Hoy, al respecto, su actual Alcalde no tuvo empacho en decir ante el mundo que si la duquesa de Alba había tenido muchos y grandes títulos estando en vida, su mayor título era el haber “ejercido de sevillana” por el mundo entero; que Sevilla era su ciudad por excelencia, que a todos los sevillanos lo tenía en su más alta consideración, que su vinculación con ellos no era sólo de palabra, sino de corazón, pues siempre había sido objetivo prioritario ayudarlos en todo cuanto había podido, y en los más diferentes apartados sociales de la vida…
Las puertas de su palacio -“las Dueñas”- siempre estuvieron abiertas para todos, sin ningún tipo de exclusiones, así como las puertas de su otra mansión- el de Liria, de Madrid-, porque Cayetana de Alba se consideraba como una persona más del pueblo; aunque sus raíces la llevaron a codearse con los reyes más encumbrados de la tierra, como fue Isabel II de Inglaterra, con la que hubo de refugiarse en el palacio de Buckinghan, durante los bombardeos de Londres por la aviación germana y nazi, durante la II Guerra Mundial.

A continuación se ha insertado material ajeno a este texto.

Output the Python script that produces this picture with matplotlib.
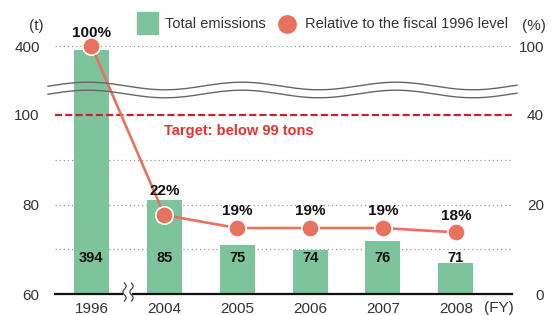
import numpy as np
import matplotlib.pyplot as plt
from matplotlib.patches import Rectangle

plt.rcParams['font.family'] = ['Liberation Sans', 'DejaVu Sans']

# --- data ---
years = ['1996', '2004', '2005', '2006', '2007', '2008']
emissions = [394, 85, 75, 74, 76, 71]          # tons
relative = [100, 22, 19, 19, 19, 18]           # % of fiscal 1996
left_ticks = [60, 80, 100, 400]
left_labels = ['60', '80', '100', '400']
right_labels = ['0', '20', '40', '100']
grid_levels = [70, 80, 90, 400]
target = 100

BAR_C = '#7dc49d'
LINE_C = '#e8725e'
TXT_C = '#333333'

# broken axis: piecewise scales (values -> pixel height above baseline)
# the original drawing puts bars and line on slightly different scales than the ticks
tons_v = [0, 60, 100, 300, 400, 1000]
tons_h = [-268.5, 0, 179, 181, 248, 648]
bar_v = [0, 64.1, 100, 300, 400, 1000]
bar_h = [-286.8, 0, 160.7, 181.3, 248, 648]
pct_v = [-100, 0, 40, 100, 300]
pct_h = [-449.3, -16.3, 156.9, 248, 552]


def make_scale(vs, hs):
    return (lambda v: np.interp(v, vs, hs)), (lambda h: np.interp(h, hs, vs))


W, H = 555, 315
fig = plt.figure(figsize=(W / 100, H / 100), dpi=100)
ax = fig.add_axes([55 / W, 1 - 294 / H, 457 / W, 248 / H])
x = np.arange(len(years))
base = 60

ax.set_yscale('function', functions=make_scale(tons_v, tons_h))
ax.set_ylim(60, 400)
ax.set_xlim(-0.5, 5.77)

# grid (behind bars)
for g in grid_levels:
    ax.axhline(g, color='#999999', lw=0.9, ls=(0, (1, 2.3)), zorder=0)

for s in ax.spines.values():
    s.set_visible(False)
ax.set_yticks(left_ticks)
ax.set_yticklabels(left_labels)
ax.set_xticks(x)
ax.set_xticklabels(years)
ax.tick_params(length=0, colors=TXT_C, labelsize=11)
ax.tick_params(axis='y', pad=11)
ax.tick_params(axis='x', pad=6)
ax.yaxis.set_minor_locator(plt.NullLocator())

# bars
axb = ax.twinx()
axb.set_yscale('function', functions=make_scale(bar_v, bar_h))
axb.set_ylim(64.1, 400)
axb.set_axis_off()
b0 = bar_v[1]
axb.bar(x, np.array(emissions) - b0, width=0.48, bottom=b0, color=BAR_C)

# right axis (%), target, baseline, value labels
axr = ax.twinx()
axr.set_yscale('function', functions=make_scale(tons_v, tons_h))
axr.set_ylim(60, 400)
axr.set_yticks(left_ticks)
axr.set_yticklabels(right_labels)
axr.yaxis.set_minor_locator(plt.NullLocator())
axr.tick_params(length=0, colors=TXT_C, labelsize=11, pad=23)
for lbl in axr.get_yticklabels():
    lbl.set_ha('right')
for s in axr.spines.values():
    s.set_visible(False)

axr.axhline(target, color='#c1272d', lw=1.6, ls=(0, (3.2, 1.4)))
axr.text(0.99, 96.5, 'Target: below 99 tons', color='#e8312f', fontsize=10.5,
         fontweight='bold', va='center', ha='left')
for xi, v in zip(x, emissions):
    axr.text(xi, 68, str(v), ha='center', va='center', fontsize=10.5,
             fontweight='bold', color='#111111')

# baseline with a gap for the break
axr.plot([-0.5, 0.42], [base, base], color='#111111', lw=1.6, clip_on=False)
axr.plot([0.57, 5.77], [base, base], color='#111111', lw=1.6, clip_on=False)

# line axis
axl = ax.twinx()
axl.set_yscale('function', functions=make_scale(pct_v, pct_h))
axl.set_ylim(np.interp(0, pct_h, pct_v), 100)
axl.set_axis_off()
axl.plot(x, relative, color=LINE_C, lw=1.9, marker='o', ms=12.5,
         mfc=LINE_C, mec='white', mew=1.2, clip_on=False, zorder=3)
pct_offsets = [4, 12.5, 7.5, 7.5, 7.5, 7]
for xi, p, off in zip(x, relative, pct_offsets):
    axl.annotate(f'{p}%', (xi, p), xytext=(0, off), textcoords='offset points',
                 ha='center', va='bottom', fontsize=11, fontweight='bold',
                 color='#111111')

# wavy break across the plot
px = np.linspace(48, 517, 300)
wave = 86 - 3.8 * np.cos(2 * np.pi * (px - 88) / 154)
for dy in (0, 8):
    fig.add_artist(plt.Line2D(px / W, 1 - (wave + dy) / H, color='#666666',
                              lw=1.0, transform=fig.transFigure))

# small break marks on the baseline
py = np.linspace(283, 301, 40)
for x0 in (124.5, 131.5):
    sx = x0 + 1.6 * np.sin(2 * np.pi * (py - 283) / 12)
    fig.add_artist(plt.Line2D(sx / W, 1 - py / H, color='#444444', lw=0.9,
                              transform=fig.transFigure))

# unit labels
fig.text(36 / W, 1 - 26 / H, '(t)', ha='center', va='center', fontsize=11, color=TXT_C)
fig.text(534 / W, 1 - 26 / H, '(%)', ha='center', va='center', fontsize=11, color=TXT_C)
fig.text(499 / W, 1 - 308 / H, '(FY)', ha='center', va='center', fontsize=11, color=TXT_C)

# legend
fig.add_artist(Rectangle((137 / W, 1 - 34 / H), 21 / W, 22 / H, color=BAR_C,
                         transform=fig.transFigure))
fig.text(165 / W, 1 - 24 / H, 'Total emissions', ha='left', va='center',
         fontsize=10.5, color=TXT_C)
fig.add_artist(plt.Line2D([287 / W], [1 - 24 / H], marker='o', ms=12.5,
                          color=LINE_C, transform=fig.transFigure))
fig.text(305 / W, 1 - 24 / H, 'Relative to the fiscal 1996 level', ha='left',
         va='center', fontsize=10.5, color=TXT_C)

fig.savefig('out.png', dpi=100)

Lo que la hacía moverse siempre como una mujer de la más sencilla extracción, amando las cosas más sencillas, mezclándose entre el gentío en tantas celebraciones populares, donde quiera que estuviese, viviendo las procesiones de Semana Santa como cualquier sevillano, y formando parte de cofradías, como de algún Cristo, (como el llamado de los Gitanos), llevado en el alma de muchos hijos de esta ciudad hispalense, o fidelísima amante de alguna de las Dolorosas, llenas de belleza y dramatismo, de citada urbe.
La duquesa de Alba, hija única y educada con el más exquisito trato y esmeradísima educación, pudo haber vivido siempre entre la púrpura del poder y entre el regalo almibarado de la más rancia aristocracia española; pero prefirió ser amiga de toreros, (de Pepe Luis Vázquez, llegaría a enamorarse), de gentes del teatro, de la burguesía más normal, y de todo aquel que ejerciera en ella una cierta atracción, o espontáneamente, se acercara a ella.

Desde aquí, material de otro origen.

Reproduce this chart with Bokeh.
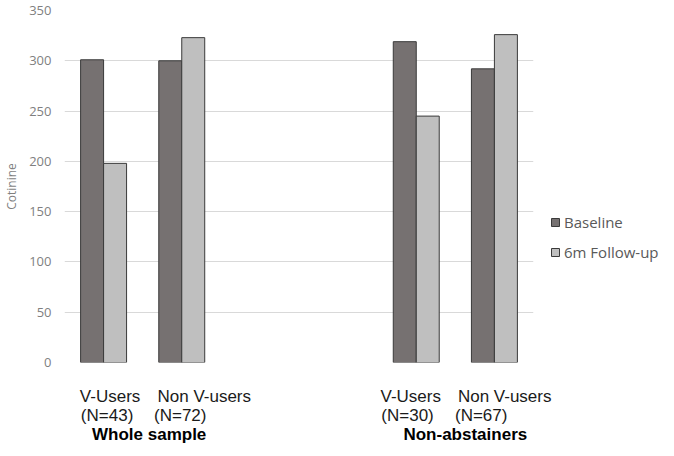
from bokeh.plotting import figure
from bokeh.models import Legend, LegendItem, FixedTicker, Range1d, ColumnDataSource, LinearAxis
from bokeh.embed import file_html
from bokeh.resources import INLINE

# ---- data ----
categories = ["V-Users", "Non V-users", "V-Users", "Non V-users"]
sample_sizes = ["(N=43)", "(N=72)", "(N=30)", "(N=67)"]
groups = ["Whole sample", "Non-abstainers"]
baseline = [301, 300, 319, 292]
followup = [198, 323, 245, 326]
series_names = ["Baseline", "6m Follow-up"]
y_ticks = [0, 50, 100, 150, 200, 250, 300, 350]

# ---- layout (slot units along x; 6 slots, two left empty between the groups) ----
slots = [0.5, 1.5, 4.5, 5.5]
half = 0.147
slot_px = 469 / 6.0
name_dx = [6.5, 22.5, -5.5, 10.3]     # px shifts of text blocks (as in the original)
size_dx = [3.5, -1.5, -8.7, -13.2]
group_dx = [6.5, 10.0]

src_b = ColumnDataSource(dict(x=[s - half for s in slots], top=baseline))
src_f = ColumnDataSource(dict(x=[s + half for s in slots], top=followup))

p = figure(frame_width=469, frame_height=352, output_backend="svg", toolbar_location=None,
           x_range=Range1d(0, 6), y_range=Range1d(0, 350), x_axis_type=None,
           min_border_left=63, min_border_top=10, min_border_bottom=78, min_border_right=126)
p.outline_line_color = None

rb = p.vbar(x="x", top="top", bottom=0, width=2 * half, source=src_b,
            fill_color="#767171", line_color="#3a3a3a", line_width=1)
rf = p.vbar(x="x", top="top", bottom=0, width=2 * half, source=src_f,
            fill_color="#bfbfbf", line_color="#3a3a3a", line_width=1)

p.xgrid.visible = False
p.ygrid.grid_line_color = "#d9d9d9"
p.ygrid.grid_line_width = 1

p.yaxis.ticker = FixedTicker(ticks=y_ticks)
p.yaxis.axis_line_color = None
p.yaxis.major_tick_line_color = None
p.yaxis.minor_tick_line_color = None
p.yaxis.major_tick_out = 0
p.yaxis.major_tick_in = 0
p.yaxis.minor_tick_out = 0
p.yaxis.major_label_standoff = 13
p.yaxis.major_label_text_font = "Open Sans"
p.yaxis.major_label_text_font_size = "13px"
p.yaxis.major_label_text_color = "#7f7f7f"
p.yaxis.axis_label = "Cotinine"
p.yaxis.axis_label_standoff = 6
p.yaxis.axis_label_text_font = "Open Sans"
p.yaxis.axis_label_text_font_size = "12px"
p.yaxis.axis_label_text_font_style = "normal"
p.yaxis.axis_label_text_color = "#7f7f7f"


def text_axis(positions, labels, standoff, bold=False):
    ticks = [round(t, 4) for t in positions]
    ax = LinearAxis(ticker=FixedTicker(ticks=ticks),
                    major_label_overrides={t: lab for t, lab in zip(ticks, labels)})
    ax.axis_line_color = None
    ax.major_tick_line_color = None
    ax.minor_tick_line_color = None
    ax.major_tick_out = 0
    ax.major_tick_in = 0
    ax.minor_tick_out = 0
    ax.major_label_standoff = standoff
    ax.major_label_text_font = "Liberation Sans"
    ax.major_label_text_font_size = "17px"
    ax.major_label_text_color = "#000000" if bold else "#1a1a1a"
    ax.major_label_text_font_style = "bold" if bold else "normal"
    p.add_layout(ax, "below")


text_axis([s + d / slot_px for s, d in zip(slots, name_dx)], categories, 24)
text_axis([s + d / slot_px for s, d in zip(slots, size_dx)], sample_sizes, -3)
group_centers = [(slots[0] + slots[1]) / 2, (slots[2] + slots[3]) / 2]
text_axis([c + d / slot_px for c, d in zip(group_centers, group_dx)], groups, -3, bold=True)

legend = Legend(items=[LegendItem(label=series_names[0], renderers=[rb]),
                       LegendItem(label=series_names[1], renderers=[rf])],
                location=(17, 100), glyph_width=10, glyph_height=10, label_height=20,
                spacing=10, padding=0, margin=0, label_standoff=4,
                label_text_font="Open Sans", label_text_font_size="15px",
                label_text_color="#595959", border_line_color=None, background_fill_alpha=0)
p.add_layout(legend, "right")

open("out.html", "w").write(file_html(p, INLINE))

Casada con un personaje de la nobleza española, y, fallecido éste de leucemia, vuelta a casar con un intelectual, el antiguo jesuita, Jesús Aguirre, al que tanto admiró y quiso (ella decía que fue el “hombre de su vida”) , al final se unió en matrimonio con un oscuro funcionario, el que, según tantas veces se ha dicho estaba profundamente enamorado de ella, desde hacía largo tiempo.
Pero la conclusión a todo esto no es otra, que, hoy, en el traslado de sus funerales, desde el palacio de “Las Dueñas”, de Sevilla, hasta la sede del Ayuntamiento, se ha visto y palpado algo que no suele ser habitual: buena parte del pueblo de Sevilla ha estado en la calle, volcado en dar su último adiós a la que consideró siempre como la gran matriarca de esta hermosa ciudad.
No hay sevillano, pues, que no haya rendido el más fervoroso recuerdo a esta mujer magnánima y generosa, que tantas veces echó una mano a cuantos lo necesitaron, sin haber institución y organismo oficial que no tuviera alguna muestra de esta generosidad.
Entre los honores, las grandezas, los títulos, las preeminencias y todo cuanto forma parte de la fama que el mundo da, no puede haber otro más grande que el amor de las gentes; no hay otro más auténtico que la bondad de las personas, porque tales carismas jamás se olvidan. Por eso se la llamaba la “duquesa del pueblo”. De esto ha tomado buena nota –estamos seguro de ello-su sucesor en el ducado de Alba, su hijo Alfonso, el duque de Huéscar.